Tuesday, October 26, 2010

Book Review: "The Savage Wars of Peace" by Max Boot

The history of war is often thought of as a collection of the biggest battles and the most colorful characters, but Max Boot reminds us that you are more likely to find dirty little fire fights fought by quiet professionals.  Mr. Boot's chapter on the Filipino Insurrection that broke out in the wake of the Spanish American War when a American naval squadron captured Manila Bay from Spanish forces.

Modern ground warfare is increasingly marked by small, violent engagements and this has been particularly true of the Global War on Terror.  Small, violent engagements describes the jungle warfare American forces faced in the Philippines in the years 1899-1902.  The Army prevailed in this bloody conflict due to their training, toughness and some daring exploits that would likely be overruled today by the Pentagon.

"The Savage Wars of Peace" is a valuable on its own terms, but will be particularly helpful for those who are trying to gain some perspective on the ongoing war against militant Islamism.

Friday, October 15, 2010

Better Late Than Never?

After years of delays and technical problems the Army is finally beginning to deploy a new weapon to Afghanistan. A battalion of the famed 101st Airborne (Air Assault) is to receive the first shipment. Unfortunately this is not the long hoped for replacement of the M-16 and M-4 known as the Objective Individual Combat Weapon. This was to be a combination of a conventional rifle that would fire the standard 5.56 mm round as well as a new air burst 25 mm round and be issued to all infantrymen. Technological and financial concerns killed the ambitious project, but it has been partly resurrected as the Counter Defilade Target Engagement System or the XM-25. This weapon only fires the air burst 25 mm round and a squad will probably get only one.

This is being touted as good news for the troops and it is as much as any effective weapon in the hands of our troops is a good thing, but is this the best we could do?  The Pentagon is drawing up plans for all kinds of futuristic weapons and IT technology but a all knew rifle for all of our grunts is just a bridge too far?  I cannot help but wonder if the military has put too much emphasis on standoff weapons like UAVs and big ticket items like amphibious assault ships and left those at the tip of the spear with less than they could have otherwise had?
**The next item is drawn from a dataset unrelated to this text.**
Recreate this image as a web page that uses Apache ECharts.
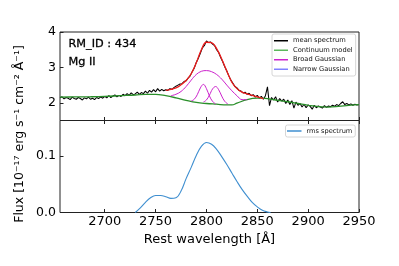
<!DOCTYPE html>
<html><head><meta charset="utf-8">
<script src="https://cdn.jsdelivr.net/npm/echarts@6/dist/echarts.min.js"></script>
<style>html,body{margin:0;padding:0;background:#fff}#c{width:399px;height:266px}</style>
</head><body><div id="c"></div>
<script>
// ---------- data ----------
const meanStart = 2656, meanStep = 2;
const meanFlux = [
 2.14,2.17,2.11,2.15,2.13,2.09,2.16,2.12,2.10,2.15,
 2.12,2.08,2.14,2.11,2.16,2.10,2.13,2.09,2.15,2.12,
 2.17,2.13,2.18,2.14,2.20,2.15,2.19,2.22,2.17,2.21,
 2.18,2.24,2.20,2.26,2.21,2.28,2.23,2.25,2.30,2.24,
 2.29,2.26,2.33,2.27,2.35,2.30,2.37,2.31,2.40,2.33,
 2.38,2.34,2.37,2.35,2.40,2.38,2.43,2.47,2.50,2.53,
 2.54,2.60,2.62,2.70,2.76,2.88,2.98,3.14,3.26,3.40,
 3.55,3.62,3.75,3.70,3.72,3.66,3.62,3.50,3.42,3.28,
 3.16,3.02,2.90,2.76,2.64,2.55,2.46,2.42,2.35,2.33,
 2.28,2.30,2.24,2.27,2.20,2.23,2.16,2.21,2.13,2.18,
 2.10,2.20,2.45,1.92,2.15,2.08,2.17,2.02,2.12,2.05,
 2.10,1.98,2.08,1.95,2.06,1.85,2.02,1.93,1.98,1.88,
 1.96,1.86,1.94,1.90,1.82,1.93,1.86,1.91,1.88,1.85,
 1.92,1.87,1.91,1.89,1.93,1.90,1.95,1.92,1.98,2.03,
 1.95,1.98,1.94,1.97,1.93,1.96,1.94,1.95
];
const contWave = [2656,2670,2685,2700,2715,2730,2740,2750,2760,2770,2780,2790,2800,2810,2820,2825,2830,2840,2850,2855,2860,2870,2880,2890,2900,2910,2920,2930,2940,2950];
const contFlux = [2.16,2.165,2.17,2.18,2.20,2.22,2.24,2.24,2.20,2.14,2.07,2.01,1.98,1.96,1.94,1.94,1.99,2.09,2.13,2.13,2.12,2.07,2.03,1.98,1.93,1.89,1.88,1.90,1.93,1.95];
const broadWave = [2765,2770,2775,2780,2785,2790,2795,2800,2805,2810,2815,2820,2825,2830,2835,2840];
const broadFlux = [2.20,2.24,2.32,2.46,2.64,2.80,2.89,2.91,2.88,2.80,2.67,2.50,2.34,2.20,2.09,2.09];
const narrow1Wave = [2785,2788,2791,2794,2797,2800,2803,2806,2809];
const narrow1Flux = [2.05,2.10,2.23,2.42,2.52,2.40,2.19,2.04,1.97];
const narrow2Wave = [2797,2800,2803,2806,2809,2812,2815,2818,2821];
const narrow2Flux = [2.02,2.08,2.22,2.39,2.46,2.37,2.19,2.04,1.97];
const modelWave = [2760,2765,2770,2775,2780,2785,2790,2795,2800,2805,2810,2815,2820,2825,2830,2835,2840,2845,2850,2856];
const modelFlux = [2.35,2.38,2.42,2.51,2.63,2.82,3.13,3.50,3.71,3.70,3.53,3.24,2.90,2.58,2.40,2.30,2.25,2.21,2.17,2.12];
const rmsWave = [2730,2735,2740,2745,2750,2755,2760,2765,2770,2775,2780,2785,2790,2795,2800,2805,2810,2815,2820,2825,2830,2835,2840,2845,2850,2855,2860,2863];
const rmsFlux = [0.000,0.008,0.018,0.026,0.030,0.030,0.028,0.025,0.026,0.038,0.060,0.080,0.101,0.117,0.124,0.121,0.112,0.099,0.085,0.070,0.055,0.041,0.029,0.018,0.010,0.004,0.001,0.000];
const xTicks = [2700,2750,2800,2850,2900,2950];
const yTopTicks = [2,3,4];
const yBotTicks = [0,0.1];

// ---------- chart ----------
const FONT = 'DejaVu Sans';
const pairs = (xs, ys) => xs.map((x, i) => [x, ys[i]]);
const meanWave = meanFlux.map((_, i) => meanStart + i * meanStep);
const AX = '#222';

function xAxis(grid, showLabels, pos) {
  return {
    gridIndex: grid, type: 'value', min: 2656, max: 2950, position: pos,
    axisLine: {show: false},
    axisTick: {show: true, inside: true, length: 3.5, lineStyle: {color: AX, width: 1}, customValues: xTicks},
    axisLabel: {show: showLabels, customValues: xTicks, fontSize: 13, color: '#000', fontFamily: FONT, margin: 3,
                formatter: v => String(Math.round(v))},
    splitLine: {show: false}
  };
}
function line(name, xs, ys, color, width, xi, yi, smooth, z) {
  return {
    type: 'line', name, data: pairs(xs, ys), xAxisIndex: xi, yAxisIndex: yi,
    showSymbol: false, symbol: 'none', smooth: smooth, z: z,
    itemStyle: {color}, lineStyle: {color, width}, emphasis: {disabled: true}, animation: false
  };
}

const chart = echarts.init(document.getElementById('c'), null, {renderer: 'canvas'});
chart.setOption({
  animation: false,
  backgroundColor: '#fff',
  textStyle: {fontFamily: FONT},
  grid: [
    {left: 60, top: 32, width: 299, height: 88.5, show: true, borderColor: AX, borderWidth: 1, backgroundColor: 'transparent'},
    {left: 60, top: 120.5, width: 299, height: 92, show: true, borderColor: AX, borderWidth: 1, backgroundColor: 'transparent'}
  ],
  xAxis: [
    xAxis(0, false, 'bottom'),
    Object.assign(xAxis(1, true, 'bottom'), {
      name: 'Rest wavelength [Å]', nameLocation: 'middle', nameGap: 21,
      nameTextStyle: {fontSize: 13, color: '#000', fontFamily: FONT}
    }),
    xAxis(1, false, 'top')
  ],
  yAxis: [
    {gridIndex: 0, type: 'value', min: 1.5, max: 4,
     axisLine: {show: false},
     axisTick: {show: true, inside: true, length: 3.5, lineStyle: {color: AX}, customValues: yTopTicks},
     axisLabel: {customValues: yTopTicks, fontSize: 12.5, color: '#000', fontFamily: FONT, margin: 4},
     splitLine: {show: false}},
    {gridIndex: 1, type: 'value', min: 0, max: 0.163,
     axisLine: {show: false},
     axisTick: {show: true, inside: true, length: 3.5, lineStyle: {color: AX}, customValues: yBotTicks},
     axisLabel: {customValues: yBotTicks, fontSize: 12.5, color: '#000', fontFamily: FONT, margin: 4,
                 formatter: v => Number(v).toFixed(1)},
     splitLine: {show: false}}
  ],
  legend: [
    {data: ['mean spectrum', {name: 'Continuum model', itemStyle: {color: '#5cb85c'}}, 'Broad Gaussian', {name: 'Narrow Gaussian', itemStyle: {color: '#8080ff'}}],
     orient: 'vertical', left: 272, top: 34, padding: [3, 3, 3, 2], itemWidth: 14, itemHeight: 1.5, itemGap: 2,
     icon: 'rect', selectedMode: false,
     textStyle: {fontSize: 6.7, lineHeight: 7.5, color: '#111', fontFamily: FONT},
     borderColor: '#cccccc', borderWidth: 0.8, borderRadius: 2, backgroundColor: '#fff'},
    {data: ['rms spectrum'],
     orient: 'vertical', left: 285.5, top: 125, padding: [2, 3, 2, 1.5], itemWidth: 14.5, itemHeight: 1.5, itemGap: 2,
     icon: 'rect', selectedMode: false,
     textStyle: {fontSize: 6.6, lineHeight: 8, color: '#111', fontFamily: FONT},
     borderColor: '#cccccc', borderWidth: 0.8, borderRadius: 2, backgroundColor: '#fff'}
  ],
  graphic: [
    {type: 'text', x: 68.5, y: 44, style: {text: 'RM_ID : 434', fontSize: 11.3, fontFamily: FONT, fill: '#000', align: 'left', verticalAlign: 'middle', stroke: '#000', lineWidth: 0.3}},
    {type: 'text', x: 68.5, y: 62, style: {text: 'Mg II', fontSize: 11.3, fontFamily: FONT, fill: '#000', align: 'left', verticalAlign: 'middle', stroke: '#000', lineWidth: 0.3}},
    {type: 'text', x: 20, y: 134, rotation: Math.PI / 2,
     style: {text: 'Flux [10⁻¹⁷ erg s⁻¹ cm⁻² Å⁻¹]', fontSize: 12.5, fontFamily: FONT, fill: '#000', align: 'center', verticalAlign: 'middle'}}
  ],
  series: [
    line('mean spectrum', meanWave, meanFlux, '#000000', 1.05, 0, 0, false, 2),
    line('Continuum model', contWave, contFlux, '#2a8f2a', 1.3, 0, 0, 0.4, 3),
    line('Broad Gaussian', broadWave, broadFlux, '#cc22cc', 1, 0, 0, 0.4, 4),
    line('Broad Gaussian', narrow1Wave, narrow1Flux, '#cc22cc', 1, 0, 0, 0.4, 4),
    line('Broad Gaussian', narrow2Wave, narrow2Flux, '#cc22cc', 1, 0, 0, 0.4, 4),
    line('Narrow Gaussian', [], [], '#8080ff', 1, 0, 0, false, 4),
    line('model', modelWave, modelFlux, '#ee1c1c', 1.3, 0, 0, 0.4, 5),
    line('rms spectrum', rmsWave, rmsFlux, '#3f8fd0', 1.1, 1, 1, 0.4, 3)
  ]
});
</script></body></html>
Wednesday, October 6, 2010

What Time is it in Afghanistan? Part III

The latest battle for Kandahar, the birth place of the Taliban is unfolding as Operation "Dragon Strike" hits its stride.  But after months of shaping the battlefield and allowing the enemy to either flee or dig in the outcome seems destined to be mixed. Marjah was and now Kandahar is the center of the war effort, but how much of this is just whacking at moles when the enemy can slip in and out of neighboring Pakistan?

As politically uncomfortable as it may be for the Obama administration, the enemy's center of gravity is north west Pakistan or Waziristan. While the Obama administration has greatly stepped up drone attacks at a certain point this underscores the lack of a real operation into the Taliban and al-Qaeda strong hold.  A coordinated multi-brigade operation into the badlands of pakistan would take advantage of U.S. strengths: tactical surprise, air power and air assault capabilities and overwhelming fire power. By comparison the drone strikes seem like a delaying tactic until President Obama begins to pull the troops out in the summer of 2011.

Friday, October 1, 2010

Book Review: War, by Sebastian Junger

If you are looking for one of those sober policy analysis books that considers the situation in Afghanistan from 30,000 feet you will be disappointed by Mr. Junger's new book "War." His book is the dirty and dangerous ant's view of Operation Enduring Freedom. He made 5 trips to the Korengal Valley region of Eastern Afghanistan along the Pakistan border.  He spent many long days and nights living with an Army platoon at their lonely outpost.

The monkeys chatter at them from the wire, the Taliban take pot shots at them from the surrounding mountain tops and everyone counts the days until they can rotate out of the valley. This is the day to day reality of the war on terror: dusty out posts, dangerous patrols and sharp and deadly fire fights. Junger does not intrude on this reality with commentary on grand strategy and the young soldiers he talks to seem united in their indifference to international politics. To paraphrase President Obama - it's above their pay grade.

many will appreciate the details provided about weapons, equipment and living conditions, but this can get a little repetitive and there is little about combat tactics and procedures to help fill out the narrative. Overall, however, Junger tells an effective story most Americans have heard little about and shows that today's soldiers seem like the same soldiers we have read about in accounts from World War Two and Vietnam and there is something reassuring about that.